_SOURCE MATERIAL_
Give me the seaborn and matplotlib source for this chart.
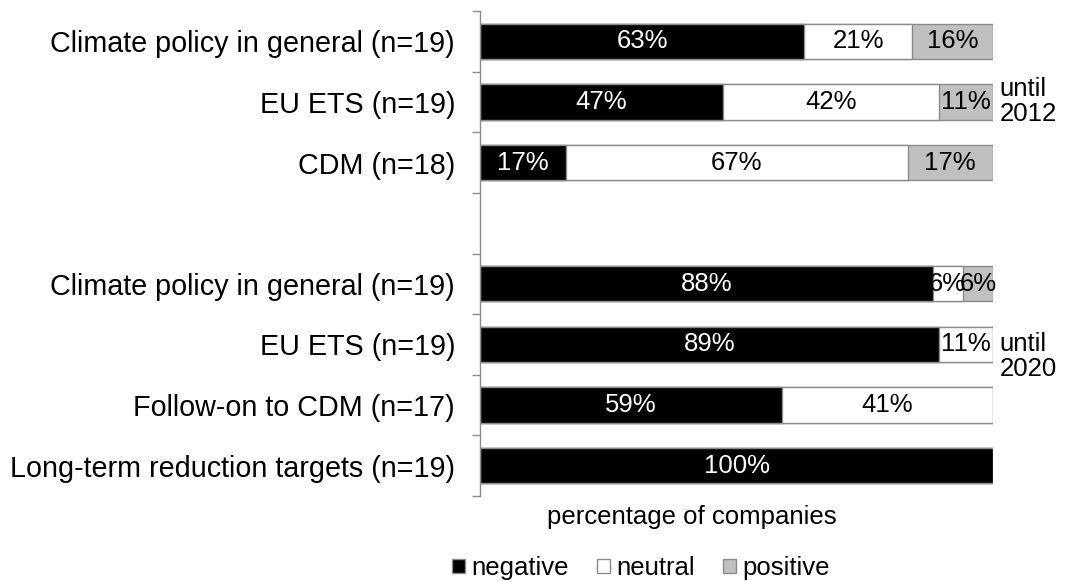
import pandas as pd
import numpy as np
import matplotlib.pyplot as plt
from matplotlib.patches import Patch
import seaborn as sns

# Survey answers, percentage of companies per item
keys = ['c12', 'e12', 'd12', 'gap', 'c20', 'e20', 'f20', 'l20']
labels = ['Climate policy in general (n=19)', 'EU ETS (n=19)', 'CDM (n=18)', '',
          'Climate policy in general (n=19)', 'EU ETS (n=19)',
          'Follow-on to CDM (n=17)', 'Long-term reduction targets (n=19)']
negative = [63.16, 47.37, 16.67, np.nan, 88.24, 89.47, 58.82, 100.0]
neutral = [21.05, 42.11, 66.67, np.nan, 5.88, 10.53, 41.18, 0.0]
positive = [15.79, 10.53, 16.67, np.nan, 5.88, 0.0, 0.0, 0.0]
series = ['negative', 'neutral', 'positive']
colors = {'negative': '#000000', 'neutral': '#ffffff', 'positive': '#c0c0c0'}

df = pd.DataFrame({'key': keys, 'negative': negative, 'neutral': neutral, 'positive': positive})
df['cum_neg'] = df['negative']
df['cum_neu'] = df['negative'] + df['neutral']
df['cum_pos'] = df['cum_neu'] + df['positive']
plot_df = df[df['key'] != 'gap']

sns.set_style('white')
plt.rcParams['font.family'] = ['Liberation Sans', 'DejaVu Sans']
plt.rcParams['text.color'] = 'black'
plt.rcParams['ytick.labelcolor'] = 'black'

fig = plt.figure(figsize=(10.69, 5.82), dpi=100)
ax = fig.add_axes([480 / 1069, 1 - 496 / 582, 513 / 1069, 485 / 582])

# value labels, centred in each segment
for i, k in enumerate(keys):
    if k == 'gap':
        continue
    row = df.iloc[i]
    start = 0
    for s in series:
        v = row[s]
        if v > 0:
            ax.text(start + v / 2, i, f'{v:.0f}%', ha='center', va='center', fontsize=18.5,
                    color='white' if s == 'negative' else 'black', zorder=3)
        start += v

# stacked bars drawn as overlapping cumulative totals
for col, s in [('cum_pos', 'positive'), ('cum_neu', 'neutral'), ('cum_neg', 'negative')]:
    sns.barplot(data=plot_df, x=col, y='key', order=keys, color=colors[s],
                width=0.58, edgecolor='#8c8c8c', linewidth=1, saturation=1, ax=ax)

ax.set_xlim(0, 100)
ax.set_ylim(7.5, -0.5)
ax.set_xticks([])
ax.set_yticks(range(len(keys)))
ax.set_yticklabels(labels, fontsize=20.7, color='black')
ax.set_yticks(np.arange(-0.5, 8, 1), minor=True)
ax.tick_params(axis='y', which='major', length=0, pad=18)
ax.tick_params(axis='y', which='minor', length=6, color='#8c8c8c', width=1, left=True)
ax.set_ylabel('')
ax.set_xlabel('')
for side in ['top', 'right', 'bottom']:
    ax.spines[side].set_visible(False)
ax.spines['left'].set_color('#8c8c8c')
ax.spines['left'].set_linewidth(1)

fig.text(692 / 1069, 1 - 517 / 582, 'percentage of companies', ha='center', va='center',
         fontsize=18.5)

ax.text(101.3, 1, 'until\n2012', ha='left', va='center', fontsize=18.5, linespacing=1.05)
ax.text(101.3, 5.2, 'until\n2020', ha='left', va='center', fontsize=18.5, linespacing=1.05)

handles = [Patch(facecolor=colors[s], edgecolor='#8c8c8c', label=s) for s in series]
fig.legend(handles=handles, loc='center', bbox_to_anchor=(641 / 1069, 1 - 568 / 582), ncol=3,
           frameon=False, fontsize=18.5, handlelength=0.5, handleheight=0.5,
           handletextpad=0.25, columnspacing=1.1, borderpad=0)

fig.savefig('out.png', dpi=100)
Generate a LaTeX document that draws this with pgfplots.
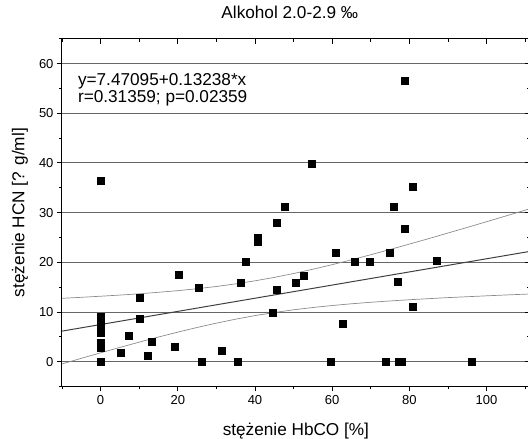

_SHORT TASK_
Return each line from the material above exactly, but not the pictures.

_ANSWER TO THIS PROBLEM_
Give me the seaborn and matplotlib source for this chart.
import pandas as pd
import numpy as np
import matplotlib.pyplot as plt
from matplotlib.patches import Patch
import seaborn as sns

# Survey answers, percentage of companies per item
keys = ['c12', 'e12', 'd12', 'gap', 'c20', 'e20', 'f20', 'l20']
labels = ['Climate policy in general (n=19)', 'EU ETS (n=19)', 'CDM (n=18)', '',
          'Climate policy in general (n=19)', 'EU ETS (n=19)',
          'Follow-on to CDM (n=17)', 'Long-term reduction targets (n=19)']
negative = [63.16, 47.37, 16.67, np.nan, 88.24, 89.47, 58.82, 100.0]
neutral = [21.05, 42.11, 66.67, np.nan, 5.88, 10.53, 41.18, 0.0]
positive = [15.79, 10.53, 16.67, np.nan, 5.88, 0.0, 0.0, 0.0]
series = ['negative', 'neutral', 'positive']
colors = {'negative': '#000000', 'neutral': '#ffffff', 'positive': '#c0c0c0'}

df = pd.DataFrame({'key': keys, 'negative': negative, 'neutral': neutral, 'positive': positive})
df['cum_neg'] = df['negative']
df['cum_neu'] = df['negative'] + df['neutral']
df['cum_pos'] = df['cum_neu'] + df['positive']
plot_df = df[df['key'] != 'gap']

sns.set_style('white')
plt.rcParams['font.family'] = ['Liberation Sans', 'DejaVu Sans']
plt.rcParams['text.color'] = 'black'
plt.rcParams['ytick.labelcolor'] = 'black'

fig = plt.figure(figsize=(10.69, 5.82), dpi=100)
ax = fig.add_axes([480 / 1069, 1 - 496 / 582, 513 / 1069, 485 / 582])

# value labels, centred in each segment
for i, k in enumerate(keys):
    if k == 'gap':
        continue
    row = df.iloc[i]
    start = 0
    for s in series:
        v = row[s]
        if v > 0:
            ax.text(start + v / 2, i, f'{v:.0f}%', ha='center', va='center', fontsize=18.5,
                    color='white' if s == 'negative' else 'black', zorder=3)
        start += v

# stacked bars drawn as overlapping cumulative totals
for col, s in [('cum_pos', 'positive'), ('cum_neu', 'neutral'), ('cum_neg', 'negative')]:
    sns.barplot(data=plot_df, x=col, y='key', order=keys, color=colors[s],
                width=0.58, edgecolor='#8c8c8c', linewidth=1, saturation=1, ax=ax)

ax.set_xlim(0, 100)
ax.set_ylim(7.5, -0.5)
ax.set_xticks([])
ax.set_yticks(range(len(keys)))
ax.set_yticklabels(labels, fontsize=20.7, color='black')
ax.set_yticks(np.arange(-0.5, 8, 1), minor=True)
ax.tick_params(axis='y', which='major', length=0, pad=18)
ax.tick_params(axis='y', which='minor', length=6, color='#8c8c8c', width=1, left=True)
ax.set_ylabel('')
ax.set_xlabel('')
for side in ['top', 'right', 'bottom']:
    ax.spines[side].set_visible(False)
ax.spines['left'].set_color('#8c8c8c')
ax.spines['left'].set_linewidth(1)

fig.text(692 / 1069, 1 - 517 / 582, 'percentage of companies', ha='center', va='center',
         fontsize=18.5)

ax.text(101.3, 1, 'until\n2012', ha='left', va='center', fontsize=18.5, linespacing=1.05)
ax.text(101.3, 5.2, 'until\n2020', ha='left', va='center', fontsize=18.5, linespacing=1.05)

handles = [Patch(facecolor=colors[s], edgecolor='#8c8c8c', label=s) for s in series]
fig.legend(handles=handles, loc='center', bbox_to_anchor=(641 / 1069, 1 - 568 / 582), ncol=3,
           frameon=False, fontsize=18.5, handlelength=0.5, handleheight=0.5,
           handletextpad=0.25, columnspacing=1.1, borderpad=0)

fig.savefig('out.png', dpi=100)
Generate a LaTeX document that draws this with pgfplots.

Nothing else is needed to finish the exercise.